Is Apple's iPhone really a must-have this Christmas?
Is it a phone? Is it an MP3 player? Is it a web browser? And is it worth the money?
Saturday 06 October 2007
The sassy, sexy, all-singing, all-dancing iPhone is coming to a store near you, just in time for Christmas. With only a month to go before Apple's venture into the mobile-phone market hits the high street, savvy shoppers want to know if it is worth its hefty £269 price tag.
The iPhone, which goes on sale on 9 November, is three gadgets in one: a widescreen iPod with touch controls; a revolutionary internet device with browser and e-mail, and, of course, a mobile phone.
The problem is that the bill doesn't stop with the price you pay for the phone in the shop; to use the iPhone as a mobile rather than as a fancy music player and internet browser, you will need a mobile phone contract.
The phone network concession has been awarded exclusively to O2, and on top of the price of the phone you will need to sign up for an 18-month deal costing a not-so-cheap minimum of £35 for just 200 minutes a month. Compulsive chatterers can opt to pay even more – £45 or £55 per month, depending on how many more inclusive minutes they want, and the number of music downloads included. The deal does, however, offer unlimited data transfer (subject to reasonable use) and free Wi-Fi access to more than 7,000 hotspots around the UK.
And, if keeping your existing number is important, you can port it to your new contract, whether you are already on O2 or with another provider.
Stockists of the iPhone will be Apple, O2 and Carphone Warehouse stores, as well as their online equivalents.
It's worth noting that the iPhone does not support 3G, but uses Edge (Enhanced Data rates for GSM Evolution), otherwise known as 2.75G, for data transfer when Wi-Fi is not available. The reason for this, apparently, is that the superior 3G drains the battery too rapidly. Apple is working on the problem.
There is no doubt that the phone is the ultimate gadget. More than a million have been sold in the US since the phone was launched on 29 July.
Professor Nigel Linge, the director of the Centre for Networking and Telecommunications Research at the University of Salford, is on record as saying that the mobile phone as we know it – a device simply for talking to someone else – will have died out within five years, and that the future is mobile computing. He calls the iPhone "a remarkable piece of technology. The iPhone is the most complete integration to be developed so far of a phone, a camera, internet browser with Wi-Fi, Bluetooth, an MP3 player and video playback all in one easy-to-use interface," he says.
The downside is that while the iPhone gives you all the features in one convenient device, if you lose it or it goes wrong and needs repair, you have lost all the features too, simultaneously.

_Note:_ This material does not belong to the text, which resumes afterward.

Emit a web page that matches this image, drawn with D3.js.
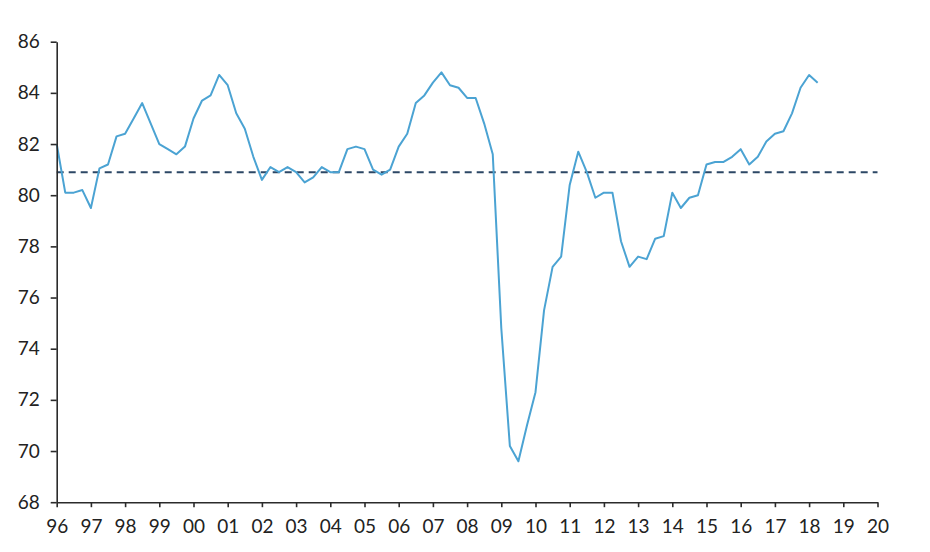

Chris Frost, the mobile phones spokesperson at the price comparison service uSwitch.com, says: "Given the fast pace of change in handset technology, it's good news that contracts will be 18 months long and not the widely predicted 24-month minimum term. All three tariffs also include unlimited mobile data usage and access to more than 7,000 Wi-Fi hotspots, so customers can browse the internet and access e-mail on the move without worrying about additional charges being added to their bill." However, he warned that the new gadget was "not all a bed of roses."
"As with the iPhone launched in the US earlier this year, the handset does not feature 3G, meaning that customers will only be able to experience web browsing to the full when they are connected to a Wi-Fi network. Secondly, the 8GB of memory is only half that of the-top-of-the-range iPod Touch – the 'iPhone without the phone' – that, for the same cost of £269, features 16GB of memory, features Wi-Fi web browsing and doesn't tie you into a £35 month contract for 18 months."

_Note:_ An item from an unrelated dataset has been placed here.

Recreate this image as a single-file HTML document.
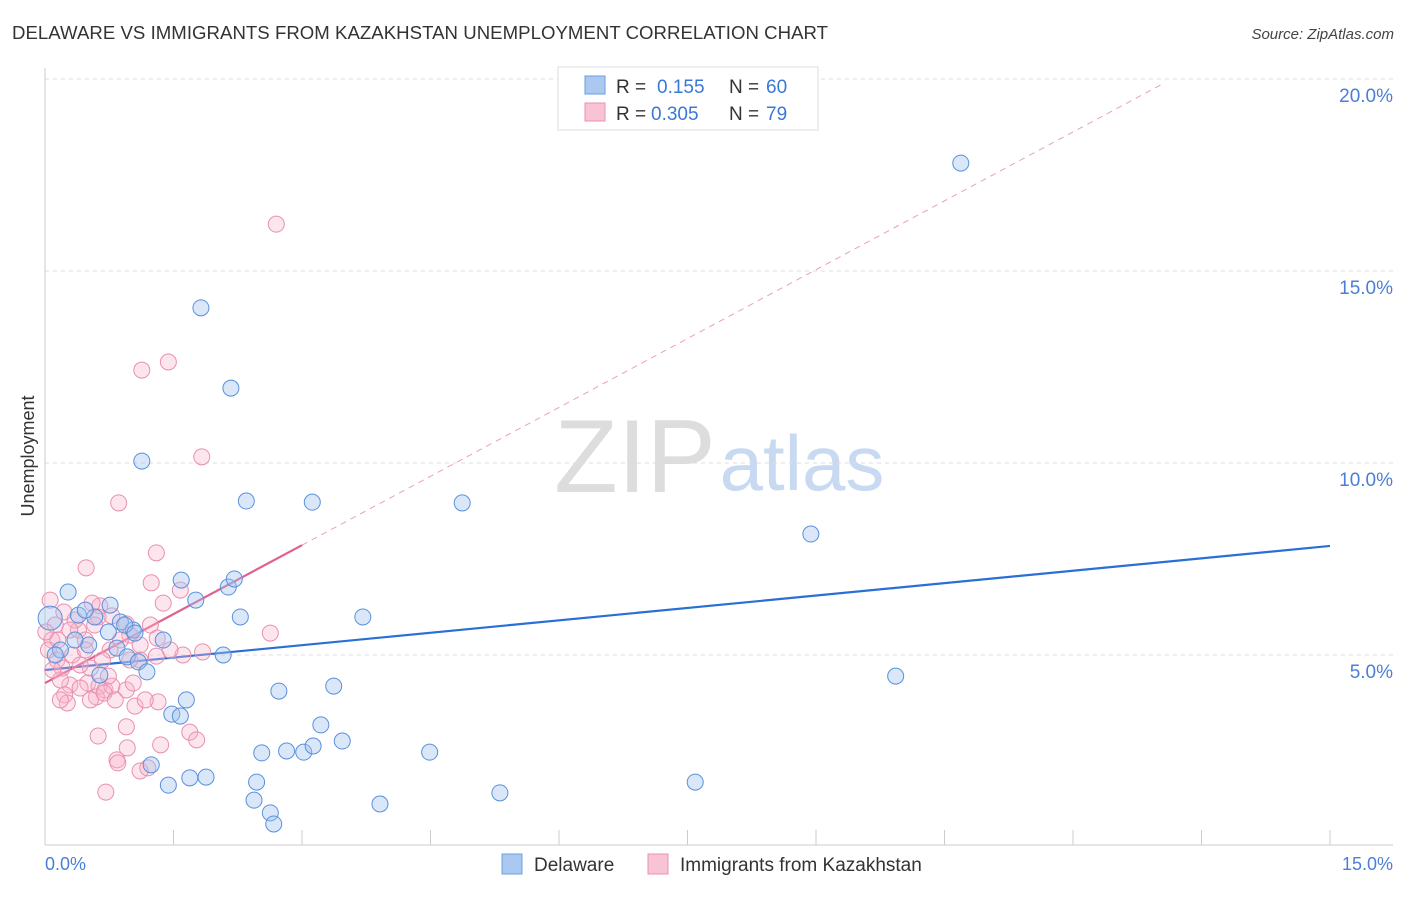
<!DOCTYPE html>
<html><head><meta charset="utf-8"><style>
body{margin:0;background:#fff;font-family:"Liberation Sans",sans-serif;}
svg text{font-family:"Liberation Sans",sans-serif;}
</style></head><body>
<svg id="chart" width="1406" height="892" xmlns="http://www.w3.org/2000/svg">
<text x="12" y="39" font-size="18.6" fill="#333" textLength="816">DELAWARE VS IMMIGRANTS FROM KAZAKHSTAN UNEMPLOYMENT CORRELATION CHART</text>
<text x="1394" y="39" font-size="15" fill="#444" text-anchor="end" font-style="italic">Source: ZipAtlas.com</text>
<g>
<text x="635" y="492" font-size="104" fill="#ddd" text-anchor="middle" font-family="Liberation Serif,serif">ZIP</text>
<text x="802" y="490" font-size="78" fill="#c8daf2" text-anchor="middle">atlas</text></g>
<g id="grid"></g><g id="axes"></g><g id="trends"></g><g id="points"></g>
<text transform="translate(34,456) rotate(-90)" font-size="18" fill="#333" text-anchor="middle">Unemployment</text>
<text x="45" y="870" font-size="18" fill="#4a7fd6">0.0%</text>
<text x="1393" y="870" font-size="18" fill="#4a7fd6" text-anchor="end">15.0%</text>
<g>
<rect x="558" y="67" width="260" height="63" fill="#fff" stroke="#ddd"/>
<rect x="585" y="76" width="20" height="18" fill="#aac8f0" stroke="#6a9ee0"/>
<text x="616" y="93" font-size="19" fill="#333">R =</text><text x="657" y="93" font-size="19" fill="#3a78d8">0.155</text>
<text x="729" y="93" font-size="19" fill="#333">N =</text><text x="766" y="93" font-size="19" fill="#3a78d8">60</text>
<rect x="585" y="103" width="20" height="18" fill="#f8c4d4" stroke="#e890b0"/>
<text x="616" y="120" font-size="19" fill="#333">R =</text><text x="651" y="120" font-size="19" fill="#3a78d8">0.305</text>
<text x="729" y="120" font-size="19" fill="#333">N =</text><text x="766" y="120" font-size="19" fill="#3a78d8">79</text></g>
<g>
<rect x="502" y="854" width="20" height="20" fill="#aac8f0" stroke="#6a9ee0"/>
<text x="534" y="871" font-size="19" fill="#333">Delaware</text>
<rect x="648" y="854" width="20" height="20" fill="#f8c4d4" stroke="#e890b0"/>
<text x="680" y="871" font-size="19" fill="#333">Immigrants from Kazakhstan</text></g>
</svg>
<script>
const yTicks=[5,10,15,20];
const xTicks=[0,1.5,3,4.5,6,7.5,9,10.5,12,13.5,15];
const blueX=[0.06,0.27,0.39,0.51,0.58,0.64,0.74,0.84,0.88,0.96,1.03,1.09,1.19,1.38,1.13,1.82,2.17,2.35,3.12,4.87,8.94,10.69,1.59,1.76,2.14,2.21,2.28,2.08,1.65,1.48,1.58,2.73,3.37,3.71,3.22,2.53,2.82,3.02,3.13,3.47,4.49,1.24,1.44,1.69,1.88,2.47,2.44,2.63,2.67,3.91,5.31,7.59,9.93,0.18,0.12,0.35,0.47,0.76,0.93,1.05];
const blueY=[5.96,6.64,6.04,5.26,5.99,4.48,5.60,5.18,5.86,4.95,5.65,4.82,4.56,5.39,10.05,14.04,11.95,9.01,8.98,8.96,8.15,17.81,6.95,6.43,6.77,6.98,5.99,5.00,3.83,3.46,3.41,4.06,4.19,5.99,3.18,2.45,2.50,2.47,2.63,2.76,2.47,2.14,1.61,1.80,1.82,1.69,1.22,0.89,0.60,1.12,1.41,1.69,4.45,5.13,5.00,5.39,6.17,6.30,5.78,5.57];
const pinkX=[2.70,1.44,1.13,1.83,0.86,1.30,0.48,1.24,1.58,1.38,0.64,0.62,0.78,0.95,1.23,0.99,1.31,2.63,1.84,1.61,1.46,1.30,0.06,0.12,0.08,0.04,0.14,0.20,0.32,0.39,0.47,0.53,0.50,0.63,0.70,0.78,0.74,0.95,1.03,0.29,0.23,0.26,0.41,0.60,0.69,1.05,1.32,1.69,1.77,0.95,1.35,0.96,0.84,0.85,1.11,1.20,0.62,0.71,0.18,0.01,0.09,0.35,0.47,0.58,0.76,0.88,1.11,0.15,0.22,0.55,0.67,0.41,0.29,1.11,1.17,0.82,0.99,0.53,0.18];
const pinkY=[16.22,12.63,12.42,10.16,8.96,7.66,7.27,6.88,6.69,6.35,6.28,5.99,6.02,5.81,5.78,5.52,5.44,5.57,5.08,5.00,5.13,4.97,6.43,5.78,5.39,5.13,4.87,4.66,5.00,5.65,5.39,4.66,4.27,4.19,4.09,4.19,4.45,4.09,4.27,4.22,3.96,3.75,4.14,3.91,4.01,3.67,3.78,2.99,2.79,3.13,2.66,2.58,2.27,2.19,1.98,2.06,2.89,1.43,4.35,5.60,4.61,5.91,5.13,5.78,5.13,5.39,5.26,5.39,6.12,6.35,4.87,4.74,5.65,4.87,3.83,3.83,4.87,3.83,3.83];
const blueTrend=[[0,4.61],[15,7.84]];
const pinkTrend=[[0,4.27],[3.0,7.86]];
const pinkDash=[[3.0,7.86],[13.07,19.9]];
const NS='http://www.w3.org/2000/svg';
const X=v=>45+v*(1285/15), Y=v=>847-v*38.4;
function mk(tag,attrs,parent){const e=document.createElementNS(NS,tag);for(const k in attrs)e.setAttribute(k,attrs[k]);document.getElementById(parent).appendChild(e);return e;}
yTicks.forEach(t=>{
 const l=mk('line',{x1:45,x2:1393,y1:Y(t),y2:Y(t),stroke:'#ddd','stroke-dasharray':'4,4'},'grid');
 
 
 const tx=mk('text',{x:1393,y:Y(t)+23,'font-size':19,fill:'#4a7fd6','text-anchor':'end'},'grid');
 tx.textContent=t.toFixed(1)+'%';
 
 
});
const ax=mk('line',{x1:45,x2:1393,y1:845,y2:845,stroke:'#ccc'},'axes');


const ay=mk('line',{x1:45,x2:45,y1:68,y2:845,stroke:'#ccc'},'axes');


xTicks.forEach(t=>{
 const l=mk('line',{x1:X(t),x2:X(t),y1:830,y2:845,stroke:'#ccc'},'axes');
 
 
});
function line(p,col,w,dash,name){
 const l=mk('line',{x1:X(p[0][0]),y1:Y(p[0][1]),x2:X(p[1][0]),y2:Y(p[1][1]),stroke:col,'stroke-width':w},'trends');
 if(dash)l.setAttribute('stroke-dasharray',dash);
 
 
}
line(pinkDash,'#eaa0b8',1,'6,5','kazakhstan-trend-extension');
line(blueTrend,'#2a6fd6',2.2,null,'delaware-trend-line');
line(pinkTrend,'#e06090',2.2,null,'kazakhstan-trend-line');
pinkX.forEach((x,i)=>{
 const c=mk('circle',{cx:X(x),cy:Y(pinkY[i]),r:8,fill:'rgba(248,180,204,0.35)',stroke:'#e890b0','stroke-width':1},'points');
 
 
});
blueX.forEach((x,i)=>{
 const c=mk('circle',{cx:X(x),cy:Y(blueY[i]),r:i==0?12:8,fill:'rgba(160,196,240,0.4)',stroke:'#5a90dc','stroke-width':1},'points');
 
 
});
</script>
</body></html>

Geoff Blaber, senior analyst at telecoms and IT intelligence consultancy CCS Insight, says that the strength of the Apple brand puts the phone in an exceptionally strong position to dominate the phone market, although the launch of the iPod Touch, which can cost as little at £199 for the 8GB version – which has half the memory of the top-of-the-range 16GB version - could undermine it.
So is the iPhone a good deal? Undoubtedly not, if price is the main consideration.
And already, rival manufacturers are trying to muscle in on the "object of desire" section of the market.
Later this month, the South Korean firm LG - famous for its Chocolate and Prada phones - launches the £300 Viewty in the UK; while the Nokia N95 has been around since early this year.
Frost adds: "The tariffs offered with the iPhone are not the most competitive in terms of inclusive minutes and texts. For £35 a month customers will receive 200 minutes and 200 texts – of far less value than O2's usual tariffs, such as the Online Texter 35 that provides 600 minutes and 1,000 texts for the same price.
"The iPhone is a groundbreaking device that will undoubtedly be very popular with iPod fans everywhere. However, while customers may decide to hold off for the inevitable 3G version, others may consider the relative benefits of buying an iPod Touch music player alongside a better-value mobile phone contract."